- [Dataset section]
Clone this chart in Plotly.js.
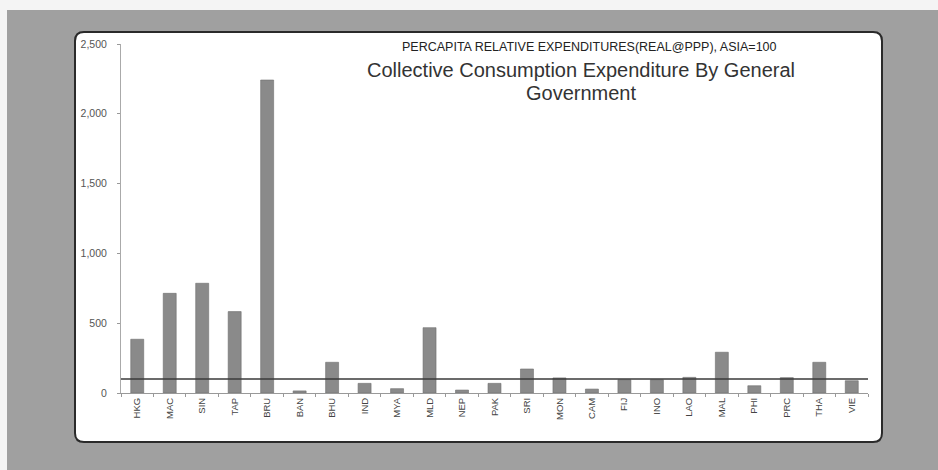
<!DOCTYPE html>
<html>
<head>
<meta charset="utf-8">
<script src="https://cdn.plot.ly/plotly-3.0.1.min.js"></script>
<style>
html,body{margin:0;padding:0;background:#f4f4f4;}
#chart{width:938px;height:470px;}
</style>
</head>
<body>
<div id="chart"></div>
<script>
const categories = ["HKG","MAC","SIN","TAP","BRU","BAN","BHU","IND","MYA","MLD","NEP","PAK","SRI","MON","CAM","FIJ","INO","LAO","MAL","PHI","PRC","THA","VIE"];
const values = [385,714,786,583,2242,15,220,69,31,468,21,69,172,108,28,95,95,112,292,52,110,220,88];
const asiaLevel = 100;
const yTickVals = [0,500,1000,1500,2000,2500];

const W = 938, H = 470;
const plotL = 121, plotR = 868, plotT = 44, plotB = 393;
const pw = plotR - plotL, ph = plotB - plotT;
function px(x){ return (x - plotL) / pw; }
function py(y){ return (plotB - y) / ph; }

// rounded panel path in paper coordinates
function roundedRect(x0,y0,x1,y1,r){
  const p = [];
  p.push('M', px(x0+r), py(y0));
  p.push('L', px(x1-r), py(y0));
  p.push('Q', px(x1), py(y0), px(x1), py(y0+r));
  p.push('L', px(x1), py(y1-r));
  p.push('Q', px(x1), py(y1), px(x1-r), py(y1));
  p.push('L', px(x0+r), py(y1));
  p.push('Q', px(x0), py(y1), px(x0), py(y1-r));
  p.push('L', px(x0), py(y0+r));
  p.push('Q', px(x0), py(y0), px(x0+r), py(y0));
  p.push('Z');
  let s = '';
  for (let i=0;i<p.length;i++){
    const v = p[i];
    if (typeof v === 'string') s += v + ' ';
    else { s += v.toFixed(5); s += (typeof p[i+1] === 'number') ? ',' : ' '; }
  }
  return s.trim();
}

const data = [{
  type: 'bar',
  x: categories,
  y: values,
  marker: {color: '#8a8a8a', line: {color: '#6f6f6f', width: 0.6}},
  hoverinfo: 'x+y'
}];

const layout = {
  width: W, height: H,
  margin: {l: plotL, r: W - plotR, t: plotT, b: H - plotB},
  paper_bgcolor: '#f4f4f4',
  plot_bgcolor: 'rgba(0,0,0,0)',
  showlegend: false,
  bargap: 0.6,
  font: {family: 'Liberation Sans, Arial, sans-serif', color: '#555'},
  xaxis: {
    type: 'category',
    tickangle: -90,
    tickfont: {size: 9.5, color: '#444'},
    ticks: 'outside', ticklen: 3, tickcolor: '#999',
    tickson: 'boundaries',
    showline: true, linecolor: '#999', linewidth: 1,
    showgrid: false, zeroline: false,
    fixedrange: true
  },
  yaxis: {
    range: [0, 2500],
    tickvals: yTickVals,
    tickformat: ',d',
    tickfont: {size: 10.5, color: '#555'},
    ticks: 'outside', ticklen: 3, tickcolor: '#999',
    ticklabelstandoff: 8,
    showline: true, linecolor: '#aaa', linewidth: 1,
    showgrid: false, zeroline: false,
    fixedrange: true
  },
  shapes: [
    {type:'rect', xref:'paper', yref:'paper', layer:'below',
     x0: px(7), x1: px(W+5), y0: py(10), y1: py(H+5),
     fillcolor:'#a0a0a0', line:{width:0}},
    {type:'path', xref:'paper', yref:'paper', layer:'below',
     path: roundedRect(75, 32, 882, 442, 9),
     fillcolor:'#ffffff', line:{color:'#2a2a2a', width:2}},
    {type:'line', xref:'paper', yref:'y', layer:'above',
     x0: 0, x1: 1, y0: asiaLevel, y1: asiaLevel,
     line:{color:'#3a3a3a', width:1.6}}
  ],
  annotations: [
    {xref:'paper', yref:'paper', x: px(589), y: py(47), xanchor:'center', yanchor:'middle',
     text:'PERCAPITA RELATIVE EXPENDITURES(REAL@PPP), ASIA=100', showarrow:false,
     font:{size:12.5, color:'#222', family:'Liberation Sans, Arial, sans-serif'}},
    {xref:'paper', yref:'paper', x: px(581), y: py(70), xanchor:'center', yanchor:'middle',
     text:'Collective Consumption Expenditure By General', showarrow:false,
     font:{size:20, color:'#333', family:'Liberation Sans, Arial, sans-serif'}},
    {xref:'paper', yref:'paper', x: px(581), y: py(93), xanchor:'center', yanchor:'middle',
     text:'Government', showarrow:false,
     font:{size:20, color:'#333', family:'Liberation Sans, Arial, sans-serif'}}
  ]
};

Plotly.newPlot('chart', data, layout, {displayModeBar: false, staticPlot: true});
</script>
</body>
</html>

- [What the exercise asks]
Say how many lines of the data include the word "chart". Respond with the number alone.

- [Result of the exercise]
4